Italian Prime Minister Silvio Berlusconi admitted to providing cash and funding pricey purchases to the underage woman at the center of the sex case against him so that she could escape poverty and "avoid prostituting herself."
As the Wall Street Journal is reporting, the premier has repeatedly denied allegations that he paid Moroccan dancer Karima El-Mahroug, nicknamed "Ruby the Heart Stealer," for sex when she was just 17 years old, and then abused his powers in an attempt to cover up the affair. He faces charges that include abuse of office, which carries a prison sentence of up to 12 years, and paying for sex with a minor, which is punishable by up to three years in prison.
Berlusconi appeared in court in Milan to defend himself in a separate trial in which he is charged with committing tax fraud. Though he said nothing during the court proceedings, the premier spoke to a crowd of reporters after the hearing.
"I gave the girl money so she would avoid prostituting herself," Berlusconi is quoted as saying. "I gave her the possibility of starting a beauty center with a friend by buying laser-treatment equipment for hair removal that I believe cost 45,000 euros ($65,057)." He went on to note that the money had the aim of "keeping her from prostitution, of pointing her in a different direction."
Still, Berlusconi's detractors cast doubt on the premier's statements. "He's trying to reconcile the irreconcilable," Anna Finocchiaro, an MP from the opposition Democratic Party, is quoted by the Telegraph as saying. Others dismissed Berlusconi's claim that he believed Ruby was the granddaughter of former Egyptian president Hosni Mubarak, questioning how he could have believed that a relative of one of the Middle East's wealthiest rulers was at risk of having to sell her body for money.
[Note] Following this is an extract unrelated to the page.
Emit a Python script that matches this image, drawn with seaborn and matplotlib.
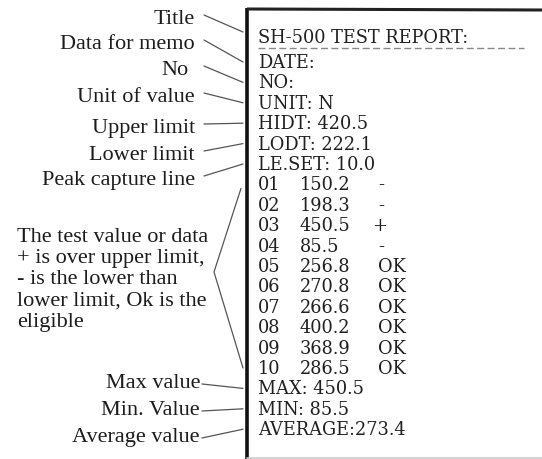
import numpy as np
import pandas as pd
import matplotlib.pyplot as plt
import seaborn as sns

sns.set_style("white")
plt.rcParams["font.family"] = ["Liberation Serif", "DejaVu Serif"]

# ---- contenido del informe ----
report_title = "SH-500 TEST REPORT:"
header_fields = ["DATE:", "NO:", "UNIT: N", "HIDT: 420.5", "LODT: 222.1", "LE.SET: 10.0"]
reading_no = ["01", "02", "03", "04", "05", "06", "07", "08", "09", "10"]
reading_val = ["150.2", "198.3", "450.5", "85.5", "256.8", "270.8", "266.6", "400.2", "368.9", "286.5"]
reading_flag = ["-", "-", "+", "-", "OK", "OK", "OK", "OK", "OK", "OK"]
summary_fields = ["MAX: 450.5", "MIN: 85.5", "AVERAGE:273.4"]

# ---- anotaciones de la izquierda ----
top_labels = ["Title", "Data for memo", "No", "Unit of value", "Upper limit",
              "Lower limit", "Peak capture line"]
note_lines = ["The test value or data", "+ is over upper limit,",
              "- is the lower than", "lower limit, Ok is the", "eligible"]
bottom_labels = ["Max value", "Min. Value", "Average value"]

W, H = 542, 459
fig = plt.figure(figsize=(W / 100, H / 100), dpi=100)
ax = fig.add_axes([0, 0, 1, 1])
ax.set_xlim(0, W)
ax.set_ylim(H, 0)
ax.axis("off")

ink = "#1c1c1c"
line_c = "#555555"

# layout de filas (baselines en px)
x_txt = 258
title_base = 43
row0, step = 68, 20.4
rows_text = header_fields + [None] * len(reading_no) + summary_fields
row_base = [row0 + k * step for k in range(len(rows_text))]

# caja del ticket
ax.plot([247, 247], [8, H], color="#111111", lw=2.6, solid_capstyle="butt")
ax.plot([247, W], [9, 10], color="#222222", lw=2.2, solid_capstyle="butt")
ax.plot([247, W], [H - 1, H - 1], color="#cccccc", lw=1.2)

# texto del informe (serif con cifras de ancho fijo)
mono = {"family": "DejaVu Serif", "fontsize": 12.8, "color": "#202020", "va": "baseline"}
ax.text(x_txt, title_base, report_title, **mono)
ax.plot([x_txt, 524], [48, 48], color="#888888", lw=1.0, ls=(0, (5, 2.5)))
for k, t in enumerate(rows_text):
    if t is not None:
        ax.text(x_txt, row_base[k], t, **mono)
off = len(header_fields)
for i, (n, v, f) in enumerate(zip(reading_no, reading_val, reading_flag)):
    y = row_base[off + i]
    ax.text(x_txt, y, n, **mono)
    ax.text(300, y, v, **mono)
    ax.text(372 if f == "+" else 378, y, f, **mono)

# etiquetas y líneas guía
fs_l = 16
lab_right = 195
top_base = [24, 49, 75, 102, 133, 160, 185]
bot_base = [388, 415, 442]
top_rows = [None, 0, 1, 2, 3, 4, 5]
bot_rows = [len(rows_text) - 3, len(rows_text) - 2, len(rows_text) - 1]

segs = []
for j, (lab, yb, r) in enumerate(zip(top_labels, top_base, top_rows)):
    ax.text(lab_right if lab != "No" else lab_right - 7, yb, lab, fontsize=fs_l,
            color=ink, ha="right", va="baseline")
    y_end = (title_base - 11) if r is None else row_base[r] - 6
    segs.append(pd.DataFrame({"x": [lab_right + 9, 243], "y": [yb - 9, y_end], "seg": j}))
for j, (lab, yb, r) in enumerate(zip(bottom_labels, bot_base, bot_rows)):
    ax.text(lab_right + 5, yb, lab, fontsize=fs_l, color=ink, ha="right", va="baseline")
    segs.append(pd.DataFrame({"x": [lab_right + 7, 243], "y": [yb - 4, row_base[r] - 6],
                              "seg": 100 + j}))

note_base = [242, 263, 284, 306, 327]
for t, yb in zip(note_lines, note_base):
    ax.text(17, yb, t, fontsize=fs_l, color=ink, ha="left", va="baseline")

# corchete hacia las lecturas 01-10
segs.append(pd.DataFrame({"x": [241, 214, 243],
                          "y": [row_base[off] - 2, 272, row_base[off + 9] - 6], "seg": 200}))

lines = pd.concat(segs, ignore_index=True)
sns.lineplot(data=lines, x="x", y="y", units="seg", estimator=None, sort=False,
             color=line_c, lw=0.9, ax=ax, legend=False)
ax.set_xlim(0, W)
ax.set_ylim(H, 0)
ax.axis("off")

fig.savefig("out.png", dpi=100)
Meanwhile, Ruby's parents are speaking out for the first time since the scandal broke, and say they are embarrassed by their daughter's alleged antics. "My wife tried to call Karima two days ago, and again this morning," her father Mohammed tells the Italian edition of Vanity Fair. "My wife is so ashamed. She refuses to set foot outside the house. She doesn't want to see anybody. And it's difficult for me at work. People look at me, they say 'Look, that's the father,' and I feel so much shame."